Mackey wanted to keep her options open and her themes broad, with the freedom to pursue any kind of project she wanted, “as long as [the project] was artistically fulfilling and plays with the boundaries of how people think about live performance, like testing a theory in a scientific sense.”
She incorporates that kind of rigorous scientific inquiry into much of her work, and, whether intentional or not, themes of science and exploration tend to emerge. Past projects have included SURVIVE!, an experiential performance/installation/choose-your-own-adventure story that explored the existence of science and humanity in the universe through 128 possible unique versions of the show. Giant Squid – a co-production with The Berserker Residents that mixed elements of deep-sea sci-fi, screwball comedy, and cooperative Eldritch Horror – toured science lecture halls throughout Philadelphia.
There was also a collaboration with Eastern State Penitentiary, The Ballad of Joe Hill, looking at the turn-of-the-century folk music icon, union leader, and executed murder trial defendant Joe Hill, a haunting production that truly maximized its site specificity. Both Squid and Joe Hill were part of Swim Pony’s “Outside the (Black) Box” series, funded by the Knight Arts Challenge.
“These are all about getting people into different ways of interacting with the performance in a space,” says Mackey. “[Outside the (Black) Box] was an aim to fund theatre in nontraditional spaces to get people out of this idea that there’s only one version of what a live performance can be.”
A fellowship with Fringe Arts got Mackey thinking about how artists in different mediums approach their practice – and how those different approaches can be used in collaborative, experimental ways.
“[During conversations with artists from other mediums], I noticed that the dancers really thought differently both about process and about creating content,” she says. “Dance and theatre are identical in about 90% of the ways that they do things, but I just started to really think about and frame things differently when I spoke to people from a different medium.”
Once again, Mackey decided to experiment. She submitted a second proposal to the Knight Arts Challenge for Cross Pollination, a residence program that would bring Mackey together with two other artists from different genres who would simply “hang out together for a week and share and make things, then invite people to come in and interact with whatever we did.”
To her (delighted!) surprise, the project was funded…and suddenly she had to find a whole lot of artists from other genres to participate in it.

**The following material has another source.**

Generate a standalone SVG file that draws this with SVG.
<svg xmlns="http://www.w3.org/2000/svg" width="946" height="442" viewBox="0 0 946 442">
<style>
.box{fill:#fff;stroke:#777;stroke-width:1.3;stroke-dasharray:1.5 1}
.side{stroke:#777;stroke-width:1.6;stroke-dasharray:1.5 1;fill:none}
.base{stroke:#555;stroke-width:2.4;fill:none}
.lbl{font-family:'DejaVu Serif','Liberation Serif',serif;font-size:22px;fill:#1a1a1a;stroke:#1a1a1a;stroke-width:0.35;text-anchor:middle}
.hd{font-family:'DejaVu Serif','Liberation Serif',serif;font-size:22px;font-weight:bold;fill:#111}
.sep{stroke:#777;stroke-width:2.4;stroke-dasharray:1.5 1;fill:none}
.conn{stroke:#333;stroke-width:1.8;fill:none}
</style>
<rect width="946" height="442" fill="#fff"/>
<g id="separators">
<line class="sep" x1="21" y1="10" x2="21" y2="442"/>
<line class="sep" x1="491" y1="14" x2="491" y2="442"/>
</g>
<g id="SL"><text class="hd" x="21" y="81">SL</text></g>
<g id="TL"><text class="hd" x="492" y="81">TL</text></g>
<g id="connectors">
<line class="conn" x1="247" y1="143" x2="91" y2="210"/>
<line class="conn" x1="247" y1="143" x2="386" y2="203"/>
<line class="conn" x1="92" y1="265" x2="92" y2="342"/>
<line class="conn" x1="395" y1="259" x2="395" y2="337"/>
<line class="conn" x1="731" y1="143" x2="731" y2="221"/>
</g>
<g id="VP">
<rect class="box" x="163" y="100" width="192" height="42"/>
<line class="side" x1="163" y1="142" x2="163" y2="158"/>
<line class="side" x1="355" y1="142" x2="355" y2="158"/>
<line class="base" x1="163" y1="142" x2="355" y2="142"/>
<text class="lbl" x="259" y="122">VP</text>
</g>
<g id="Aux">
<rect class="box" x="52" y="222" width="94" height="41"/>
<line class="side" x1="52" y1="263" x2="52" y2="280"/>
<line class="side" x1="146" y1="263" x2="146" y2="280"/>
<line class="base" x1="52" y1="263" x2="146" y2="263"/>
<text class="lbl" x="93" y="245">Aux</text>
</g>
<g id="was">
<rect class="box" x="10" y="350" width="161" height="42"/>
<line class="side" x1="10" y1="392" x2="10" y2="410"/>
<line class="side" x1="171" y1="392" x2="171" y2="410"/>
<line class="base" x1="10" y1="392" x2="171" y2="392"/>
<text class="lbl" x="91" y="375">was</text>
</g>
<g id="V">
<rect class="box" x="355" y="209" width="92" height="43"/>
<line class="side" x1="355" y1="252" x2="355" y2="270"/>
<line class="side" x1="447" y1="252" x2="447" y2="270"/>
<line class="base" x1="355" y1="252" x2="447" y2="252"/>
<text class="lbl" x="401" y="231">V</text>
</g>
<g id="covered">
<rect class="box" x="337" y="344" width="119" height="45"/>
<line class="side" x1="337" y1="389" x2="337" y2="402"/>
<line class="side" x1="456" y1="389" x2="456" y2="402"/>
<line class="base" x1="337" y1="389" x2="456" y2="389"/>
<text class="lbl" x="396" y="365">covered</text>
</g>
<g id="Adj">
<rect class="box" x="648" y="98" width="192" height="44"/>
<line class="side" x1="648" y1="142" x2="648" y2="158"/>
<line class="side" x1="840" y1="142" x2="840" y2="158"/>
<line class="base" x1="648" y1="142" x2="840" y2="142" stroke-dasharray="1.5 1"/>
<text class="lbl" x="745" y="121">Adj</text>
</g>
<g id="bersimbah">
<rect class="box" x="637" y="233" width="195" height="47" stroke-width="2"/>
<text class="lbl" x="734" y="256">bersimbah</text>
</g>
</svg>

“I probably sent a thousand emails!” she laughs. “‘Anybody in Philadelphia who makes a thing please apply for this crazy program!‘ I was posting flyers at any coffee shop that had a poster board, and was online pulling any email address I could find. [I would send emails saying], ‘You seem to make cool stuff, please apply for this program! This money comes from Knight, I swear it’s legit! I’m not selling anything!'” 
After a year and a half of planning, her hustle paid off: the first round paired Guggenheim Fellow novelist Ken Kalfus with installation artist Cindy Stockton Moore from Grizzly Grizzly, who made an interactive walking audio tour that ended with a live scene written by Kalfus and directed by Mackey. One group had a modern dancer paired with a fiber artist who studied Navaho rug weaving. Another group paired a dance duo with a photographer, and they explored the idea of how we present shame as artists.

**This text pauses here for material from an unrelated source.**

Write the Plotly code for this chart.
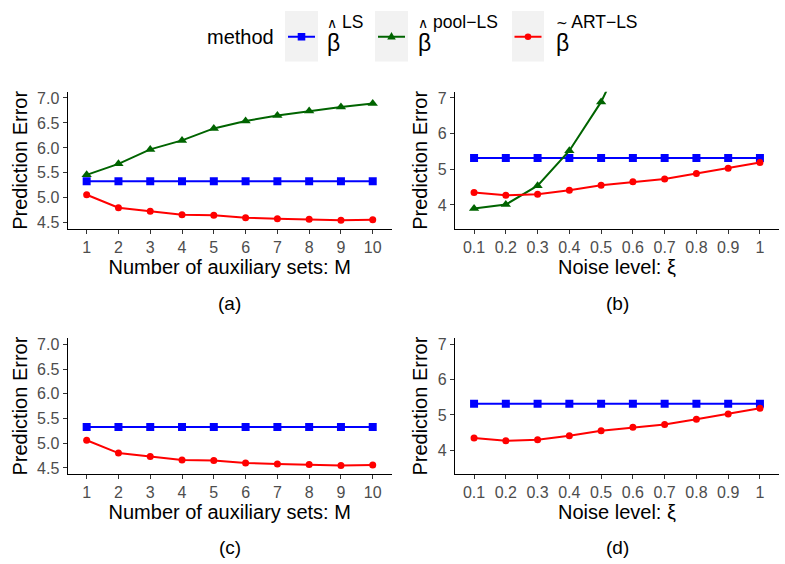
import plotly.graph_objects as go

# ---------------- data ----------------
M = [1, 2, 3, 4, 5, 6, 7, 8, 9, 10]
xi = [0.1, 0.2, 0.3, 0.4, 0.5, 0.6, 0.7, 0.8, 0.9, 1.0]
xi_labels = ["0.1", "0.2", "0.3", "0.4", "0.5", "0.6", "0.7", "0.8", "0.9", "1"]

ls_M = [5.33, 5.33, 5.33, 5.33, 5.33, 5.33, 5.33, 5.33, 5.33, 5.33]
pool_M = [5.46, 5.68, 5.97, 6.15, 6.39, 6.54, 6.65, 6.74, 6.82, 6.89]
art_M = [5.06, 4.80, 4.73, 4.66, 4.65, 4.60, 4.58, 4.57, 4.55, 4.56]

ls_xi = [5.32, 5.32, 5.32, 5.32, 5.32, 5.32, 5.32, 5.32, 5.32, 5.32]
pool_xi = [3.90, 4.01, 4.54, 5.52, 6.89, 8.6, 10.6, 12.8, 15.1, 17.6]
art_xi = [4.35, 4.27, 4.30, 4.41, 4.55, 4.65, 4.73, 4.88, 5.03, 5.19]

M_ticks = ["1", "2", "3", "4", "5", "6", "7", "8", "9", "10"]
yticks_M = [4.5, 5.0, 5.5, 6.0, 6.5, 7.0]
yticks_xi = [4, 5, 6, 7]

method_names = ["beta_hat_LS", "beta_hat_pool_LS", "beta_tilde_ART_LS"]
method_sup = ["LS", "pool\u2212LS", "ART\u2212LS"]
colors = ["#0000FF", "#006400", "#FF0000"]
symbols = ["square", "triangle-up", "circle"]
msizes = [8, 9, 7]

W, H = 785, 564
FONT = "Liberation Sans, Arial, sans-serif"

fig = go.Figure()

panels = [
    ("", M, [ls_M, pool_M, art_M]),
    ("2", xi, [ls_xi, pool_xi, art_xi]),
    ("3", M, [ls_M, None, art_M]),
    ("4", xi, [ls_xi, None, art_xi]),
]

for pi, (suf, xs, series) in enumerate(panels):
    for k, ys in enumerate(series):
        if ys is None:
            continue
        fig.add_trace(go.Scatter(
            x=xs, y=ys, mode="lines+markers",
            name=method_names[k], legendgroup=method_names[k], showlegend=False,
            line=dict(color=colors[k], width=2),
            marker=dict(color=colors[k], symbol=symbols[k], size=msizes[k]),
            xaxis="x" + suf, yaxis="y" + suf,
        ))


def px_x(p):
    return p / W


def px_y(p):
    return 1 - p / H


top_dom = [px_y(228.6), px_y(90.4)]
bot_dom = [px_y(475.5), px_y(338.5)]
left_dom = [px_x(67.6), px_x(391.8)]
right_dom = [px_x(455.0), px_x(779.0)]

axis_common = dict(
    showline=True, linecolor="black", linewidth=1.2, mirror=False,
    ticks="outside", ticklen=4, tickcolor="#333333", tickwidth=1.1,
    showgrid=False, zeroline=False,
    tickfont=dict(family=FONT, size=16, color="#4D4D4D"),
)
xt_font = dict(family=FONT, size=20, color="black")


def xaxis_M(dom, anchor):
    return dict(axis_common, domain=dom, anchor=anchor, range=[0.4, 10.6],
                tickvals=M, ticktext=M_ticks,
                title=dict(text="Number of auxiliary sets: M", font=xt_font, standoff=3))


def xaxis_xi(dom, anchor):
    return dict(axis_common, domain=dom, anchor=anchor, range=[0.04, 1.06],
                tickvals=xi, ticktext=xi_labels,
                title=dict(text="Noise level: ξ", font=xt_font, standoff=3))


def yaxis_M(dom, anchor):
    return dict(axis_common, domain=dom, anchor=anchor, range=[4.375, 7.125],
                tickvals=yticks_M, tickformat=".1f",
                title=dict(text="Prediction Error", font=xt_font, standoff=4))


def yaxis_xi(dom, anchor):
    return dict(axis_common, domain=dom, anchor=anchor, range=[3.325, 7.175],
                tickvals=yticks_xi,
                title=dict(text="Prediction Error", font=xt_font, standoff=4))


fig.update_layout(
    width=W, height=H,
    margin=dict(l=0, r=0, t=0, b=0),
    paper_bgcolor="white", plot_bgcolor="white",
    font=dict(family=FONT, color="black"),
    xaxis=xaxis_M(left_dom, "y"), yaxis=yaxis_M(top_dom, "x"),
    xaxis2=xaxis_xi(right_dom, "y2"), yaxis2=yaxis_xi(top_dom, "x2"),
    xaxis3=xaxis_M(left_dom, "y3"), yaxis3=yaxis_M(bot_dom, "x3"),
    xaxis4=xaxis_xi(right_dom, "y4"), yaxis4=yaxis_xi(bot_dom, "x4"),
    showlegend=False,
)

# ---------------- legend (drawn in paper space) ----------------
def pshape(**kw):
    fig.add_shape(xref="paper", yref="paper", **kw)


fig.add_annotation(text="method", xref="paper", yref="paper",
                   x=px_x(206), y=px_y(35), xanchor="left", yanchor="middle",
                   showarrow=False, borderpad=0,
                   font=dict(family=FONT, size=20, color="black"))

key_boxes = [(285, 318), (375, 408), (512, 544)]
key_cy = 35
for k, (x0, x1) in enumerate(key_boxes):
    pshape(type="rect", x0=px_x(x0), x1=px_x(x1), y0=px_y(60), y1=px_y(9),
           fillcolor="#F2F2F2", line=dict(width=0), layer="below")
    cx = (x0 + x1) / 2
    pshape(type="line", x0=px_x(cx - 13.5), x1=px_x(cx + 13.5),
           y0=px_y(key_cy), y1=px_y(key_cy), line=dict(color=colors[k], width=2))
    if symbols[k] == "square":
        pshape(type="rect", x0=px_x(cx - 3.8), x1=px_x(cx + 3.8),
               y0=px_y(key_cy + 3.8), y1=px_y(key_cy - 3.8),
               fillcolor=colors[k], line=dict(width=0))
    elif symbols[k] == "circle":
        pshape(type="circle", x0=px_x(cx - 3.3), x1=px_x(cx + 3.3),
               y0=px_y(key_cy + 3.3), y1=px_y(key_cy - 3.3),
               fillcolor=colors[k], line=dict(width=0))
    else:
        ty = key_cy - 0.5
        path = "M {} {} L {} {} L {} {} Z".format(
            px_x(cx - 4.3), px_y(ty + 3.2), px_x(cx + 4.3), px_y(ty + 3.2),
            px_x(cx), px_y(ty - 4.2))
        pshape(type="path", path=path, fillcolor=colors[k], line=dict(width=0))

# labels: two-line text, accent + superscript on top line, beta below
HAT = "<span style='font-family:DejaVu Sans;font-size:14px'>\u2227</span>\u00a0"
TILDE = "<span style='font-family:DejaVu Sans;font-size:14px'>~</span>\u2009"
accents = [HAT, HAT, TILDE]
label_x = [325.5, 416.5, 554.5]
for k in range(3):
    txt = accents[k] + method_sup[k] + "<br><span style='font-size:23px'>β</span>"
    fig.add_annotation(text=txt, xref="paper", yref="paper",
                       x=px_x(label_x[k]), y=px_y(31.9), xanchor="left", yanchor="middle",
                       align="left", showarrow=False, borderpad=0,
                       font=dict(family=FONT, size=17.5, color="black"))

for lab, cx, cy in [("(a)", 229.5, 304), ("(b)", 617, 304), ("(c)", 229.5, 549), ("(d)", 617, 549)]:
    fig.add_annotation(text=lab, xref="paper", yref="paper", x=px_x(cx), y=px_y(cy),
                       showarrow=False, xanchor="center", yanchor="middle",
                       font=dict(family=FONT, size=19, color="black"))

fig.write_html("out.html")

“I direct all the time; my whole goal was to invite the other two artists in and say, ‘This is a trio effort. I have no more or less weight than you two in terms of how we explore and what we do.’ It was really neat to just be in a room with somebody without the pressure of having a massive final project,” says Mackey. “It felt like this amazing thing – both the connection to different people in the community but also to continue to play with that sense of experimentation and trying to keep my brain open to different possibilities of making things. It really felt like it was equally a research project for the larger [artist] community.”

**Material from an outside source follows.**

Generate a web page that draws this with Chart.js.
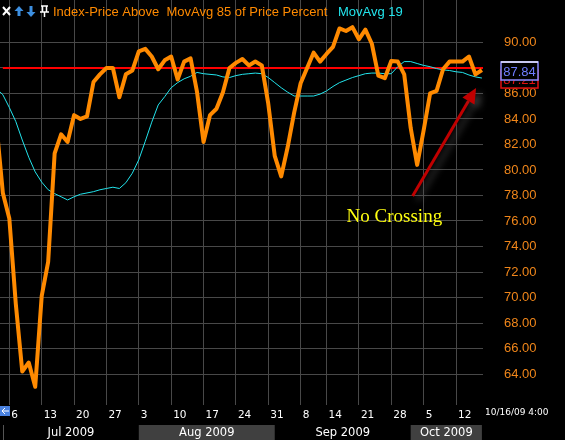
<!DOCTYPE html>
<html>
<head>
<meta charset="utf-8">
<script src="https://cdn.jsdelivr.net/npm/chart.js@4/dist/chart.umd.min.js"></script>
<style>
  html, body { margin: 0; padding: 0; background: #000; }
  canvas { display: block; }
</style>
</head>
<body>
<canvas id="chart" width="565" height="440"></canvas>
<script>
// trading days, Jul 1 - Oct 16 2009
const dates = [
  '7/1', '7/2', '7/6', '7/7', '7/8', '7/9', '7/10', '7/13', '7/14', '7/15', '7/16', '7/17',
  '7/20', '7/21', '7/22', '7/23', '7/24', '7/27', '7/28', '7/29', '7/30', '7/31',
  '8/3', '8/4', '8/5', '8/6', '8/7', '8/10', '8/11', '8/12', '8/13', '8/14', '8/17', '8/18',
  '8/19', '8/20', '8/21', '8/24', '8/25', '8/26', '8/27', '8/28', '8/31',
  '9/1', '9/2', '9/3', '9/4', '9/8', '9/9', '9/10', '9/11', '9/14', '9/15', '9/16', '9/17',
  '9/18', '9/21', '9/22', '9/23', '9/24', '9/25', '9/28', '9/29', '9/30',
  '10/1', '10/2', '10/5', '10/6', '10/7', '10/8', '10/9', '10/12', '10/13', '10/14', '10/15', '10/16'
];

// Index-Price Above MovAvg 85 of Price Percent
const orangeValues = [
  83.6, 78.2, 76.2, 69.5, 64.2, 64.9, 63.0, 70.1, 72.8, 81.3, 82.8, 82.2,
  84.3, 84.0, 84.2, 86.9, 87.5, 88.0, 88.0, 85.7, 87.5, 87.8,
  89.3, 89.5, 88.9, 87.9, 88.6, 88.9, 87.1, 88.5, 88.75, 86.1, 82.2, 84.3,
  84.8, 86.1, 88.0, 88.4, 88.7, 88.2, 88.5, 88.2, 85.2,
  81.1, 79.5, 81.8, 84.5, 86.8, 88.0, 89.2, 88.5, 89.1, 89.65, 91.1, 90.9,
  91.2, 90.25, 91.0, 89.9, 87.4, 87.2, 88.55, 88.5, 87.5,
  83.3, 80.4, 83.1, 86.0, 86.2, 87.9, 88.5, 88.5, 88.5, 88.9, 87.5, 87.84
];

// MovAvg 19
const cyanValues = [
  86.4, 85.9, 84.9, 83.8, 82.35, 81.0, 79.85, 79.05, 78.45, 78.15, 77.9, 77.65,
  77.9, 78.1, 78.2, 78.3, 78.45, 78.55, 78.65, 78.55, 79.0, 79.75,
  80.8, 82.25, 83.75, 85.1, 85.75, 86.45, 86.85, 87.15, 87.35, 87.65, 87.55, 87.5,
  87.45, 87.3, 87.25, 87.4, 87.5, 87.55, 87.6, 87.55, 87.25,
  86.85, 86.45, 86.1, 85.8, 85.8, 85.8, 85.8, 85.95, 86.2, 86.55, 86.85, 87.05,
  87.25, 87.4, 87.55, 87.6, 87.6, 87.55, 87.55, 88.1, 88.5,
  88.5, 88.35, 88.2, 88.1, 87.95, 87.85, 87.8, 87.7, 87.65, 87.45, 87.3, 87.21
];

const redLevel = 88.0;
const yTicks = [64, 66, 68, 70, 72, 74, 76, 78, 80, 82, 84, 86, 88, 90];
const weekStarts = ['7/6', '7/13', '7/20', '7/27', '8/3', '8/10', '8/17', '8/24', '8/31',
  '9/8', '9/14', '9/21', '9/28', '10/5', '10/12'];
const monthNums = [7, 8, 9, 10];
const monthLabels = ['Jul 2009', 'Aug 2009', 'Sep 2009', 'Oct 2009'];

const titleMain = 'Index-Price Above  MovAvg 85 of Price Percent';
const titleAvg = 'MovAvg 19';
const noteText = 'No Crossing';
const stamp = '10/16/09 4:00';
// annotation anchors in data units (day index, value)
const notePos = { x: 52.1, y: 75.95 };
const arrowFrom = { x: 62.3, y: 77.96 };
const arrowTo = { x: 72.1, y: 86.43 };

const base = dates.indexOf('7/6');
const idx = d => dates.indexOf(d) - base;
const weekIdx = weekStarts.map(idx);
const series = vals => vals.map((v, i) => ({ x: i - base, y: v }));

function monthRange(k) {
  const first = dates.findIndex(d => d.startsWith(monthNums[k] + '/'));
  if (k + 1 < monthNums.length) {
    const next = dates.findIndex(d => d.startsWith(monthNums[k + 1] + '/'));
    return [first - base, next - base];
  }
  return [first - base, dates.length - 1 - base];
}

const ORANGE = '#ff8a00';
const CYAN = '#22e4ec';
const GRID = '#484848';

const decor = {
  id: 'decor',
  beforeDraw(chart) {
    const c = chart.ctx;
    c.save();
    c.fillStyle = '#000';
    c.fillRect(0, 0, chart.width, chart.height);
    c.restore();
  },
  afterDraw(chart) {
    const c = chart.ctx;
    const x = chart.scales.x, y = chart.scales.y;
    const area = chart.chartArea;
    c.save();

    // title
    c.font = '13px "Liberation Sans"';
    c.textBaseline = 'middle';
    c.textAlign = 'left';
    c.fillStyle = ORANGE;
    c.fillText(titleMain, 53, 12);
    c.fillStyle = CYAN;
    c.fillText(titleAvg, 338, 12);

    // toolbar icons
    c.strokeStyle = '#fff';
    c.lineWidth = 2;
    c.beginPath();
    c.moveTo(3, 7); c.lineTo(10, 15);
    c.moveTo(10, 7); c.lineTo(3, 15);
    c.stroke();
    c.fillStyle = '#3d8fe0';
    c.beginPath();
    c.moveTo(19, 6); c.lineTo(14.5, 11); c.lineTo(23.5, 11); c.closePath(); c.fill();
    c.fillRect(17.5, 11, 3, 5);
    c.beginPath();
    c.moveTo(31, 17); c.lineTo(26.5, 12); c.lineTo(35.5, 12); c.closePath(); c.fill();
    c.fillRect(29.5, 6, 3, 6);
    c.strokeStyle = '#fff';
    c.lineWidth = 1.5;
    c.beginPath();
    c.moveTo(41, 6); c.lineTo(48, 6);
    c.moveTo(42.5, 6); c.lineTo(42.5, 12); c.moveTo(46.5, 6); c.lineTo(46.5, 12);
    c.moveTo(40, 12); c.lineTo(49, 12);
    c.moveTo(44.5, 12); c.lineTo(44.5, 17);
    c.stroke();

    // arrow with soft shadow
    const ax0 = x.getPixelForValue(arrowFrom.x), ay0 = y.getPixelForValue(arrowFrom.y);
    const ax1 = x.getPixelForValue(arrowTo.x), ay1 = y.getPixelForValue(arrowTo.y);
    const len = Math.hypot(ax1 - ax0, ay1 - ay0);
    const ux = (ax1 - ax0) / len, uy = (ay1 - ay0) / len;
    const hx = ax1 - ux * 15, hy = ay1 - uy * 15;
    c.save();
    c.shadowColor = 'rgba(110,110,110,0.55)';
    c.shadowBlur = 7;
    c.shadowOffsetX = 5;
    c.shadowOffsetY = 4;
    c.strokeStyle = '#c00000';
    c.fillStyle = '#c00000';
    c.lineWidth = 3;
    c.beginPath();
    c.moveTo(ax0, ay0); c.lineTo(hx, hy);
    c.stroke();
    c.beginPath();
    c.moveTo(ax1, ay1);
    c.lineTo(hx - uy * 7, hy + ux * 7);
    c.lineTo(hx + uy * 7, hy - ux * 7);
    c.closePath();
    c.fill();
    c.restore();

    // note
    c.font = '19px "Liberation Serif"';
    c.textBaseline = 'alphabetic';
    c.fillStyle = '#ffff10';
    c.fillText(noteText, x.getPixelForValue(notePos.x), y.getPixelForValue(notePos.y));

    // last value boxes on the right axis
    const box = (value, fg, border, topEdge) => {
      const py = y.getPixelForValue(value) + 1;
      const bx = area.right + 18, bw = 37, bh = 18;
      c.fillStyle = '#000';
      c.fillRect(bx, py - bh / 2, bw, bh);
      c.strokeStyle = border;
      c.lineWidth = 1.5;
      c.strokeRect(bx, py - bh / 2, bw, bh);
      if (topEdge) {
        c.strokeStyle = topEdge;
        c.beginPath(); c.moveTo(bx, py - bh / 2); c.lineTo(bx + bw, py - bh / 2); c.stroke();
      }
      c.font = '13px "Liberation Sans"';
      c.textAlign = 'center';
      c.textBaseline = 'middle';
      c.fillStyle = fg;
      c.fillText(value.toFixed(2), bx + bw / 2, py + 1);
    };
    box(cyanValues[cyanValues.length - 1], '#e01010', '#e01010');
    box(orangeValues[orangeValues.length - 1], '#6f7dff', '#8c8cff', '#e8e8ff');

    // month band
    const bandTop = area.bottom + 27, bandH = chart.height - bandTop;
    c.font = '11.5px "DejaVu Sans"';
    c.textAlign = 'center';
    c.textBaseline = 'middle';
    monthLabels.forEach((label, k) => {
      const [s, e] = monthRange(k);
      const px0 = Math.max(x.getPixelForValue(s), area.left + 3);
      const px1 = x.getPixelForValue(e);
      if (k % 2 === 1) {
        c.fillStyle = '#404040';
        c.fillRect(px0, bandTop, px1 - px0, bandH);
      }
      c.fillStyle = '#fff';
      c.fillText(label, (px0 + px1) / 2, bandTop + bandH / 2 + 1);
    });
    c.strokeStyle = '#555';
    c.lineWidth = 1;
    c.beginPath();
    c.moveTo(area.left + 3.5, bandTop); c.lineTo(area.left + 3.5, chart.height);
    c.stroke();

    // scroll icon and time stamp
    c.fillStyle = '#4a82e0';
    c.fillRect(0, area.bottom + 8, 10, 10);
    c.strokeStyle = '#fff';
    c.lineWidth = 1;
    c.beginPath();
    c.moveTo(9, area.bottom + 13); c.lineTo(2, area.bottom + 13);
    c.moveTo(5, area.bottom + 10); c.lineTo(2, area.bottom + 13); c.lineTo(5, area.bottom + 16);
    c.stroke();
    c.font = '9px "DejaVu Sans"';
    c.textAlign = 'left';
    c.fillStyle = '#fff';
    c.fillText(stamp, area.right + 2, area.bottom + 15);

    c.restore();
  }
};

new Chart(document.getElementById('chart'), {
  type: 'line',
  data: {
    datasets: [
      {
        data: series(orangeValues),
        borderColor: ORANGE,
        borderWidth: 4,
        borderJoinStyle: 'round',
        pointRadius: 0,
        tension: 0
      },
      {
        data: series(cyanValues),
        borderColor: CYAN,
        borderWidth: 1,
        pointRadius: 0,
        tension: 0
      },
      {
        data: [{ x: idx('7/2'), y: redLevel }, { x: idx('10/16') + 1, y: redLevel }],
        borderColor: '#ff0000',
        borderWidth: 2,
        pointRadius: 0
      }
    ]
  },
  options: {
    responsive: false,
    animation: false,
    layout: { padding: 0 },
    plugins: { legend: { display: false }, tooltip: { enabled: false } },
    scales: {
      x: {
        type: 'linear',
        position: 'bottom',
        min: -1.44,
        max: 73.17,
        afterBuildTicks: s => { s.ticks = weekIdx.map(v => ({ value: v })); },
        afterFit: s => { s.height = 42; s.paddingLeft = 0; s.paddingRight = 0; },
        grid: { color: GRID, lineWidth: 1, drawTicks: true, tickLength: 7 },
        border: { display: false },
        ticks: {
          autoSkip: false,
          maxRotation: 0,
          align: 'start',
          labelOffset: 2,
          padding: 4,
          color: '#fff',
          font: { family: 'DejaVu Sans', size: 10.5 },
          callback: (v, i) => weekStarts[i].split('/')[1]
        }
      },
      y: {
        position: 'right',
        min: 62.12,
        max: 93.33,
        afterBuildTicks: s => { s.ticks = yTicks.map(v => ({ value: v })); },
        afterFit: s => { s.width = 82; s.paddingTop = 0; s.paddingBottom = 0; },
        grid: { color: GRID, lineWidth: 1, drawTicks: false },
        border: { display: false },
        ticks: {
          padding: 21,
          color: '#f0861a',
          font: { family: 'Liberation Sans', size: 13 },
          callback: v => v.toFixed(2)
        }
      }
    }
  },
  plugins: [decor]
});
</script>
</body>
</html>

The first round of Cross Pollination ran for eight weeks from September 2014 to January 2015. The second round starts this fall and will consist of six groups over six weeks.
“The first year was all about asking, ‘How do you write an application for this? What kind of team do you need? What kind of space do you need and what kind of stuff do you want?’ And also how to communicate it. We were figuring out what it was as we were doing it.”
Another upcoming project from Swim Pony will examine the intersection of art and technology through the mediums of participatory theatre and gaming. Mackey is working with the game studio at Drexel University, where she also teaches, bringing together the Swim Pony artistic team with computer programmers to work on a War of the Worlds type of app paired with live performance.
“How can you maximize what live performers can do alongside what tech can provide in a useful structure? How can I think about other mediums? How can I connect with other kinds of creators? What is the super power with theatre in particular?” Mackey asks. “We really want to cast the audience member as the central character. Why wouldn’t they just go watch Netflix? That’s been really exciting working on this game stuff and thinking of ways to get games out of the digital realm and into the city. People crave that kind of [authentic, real world] participatory experience.”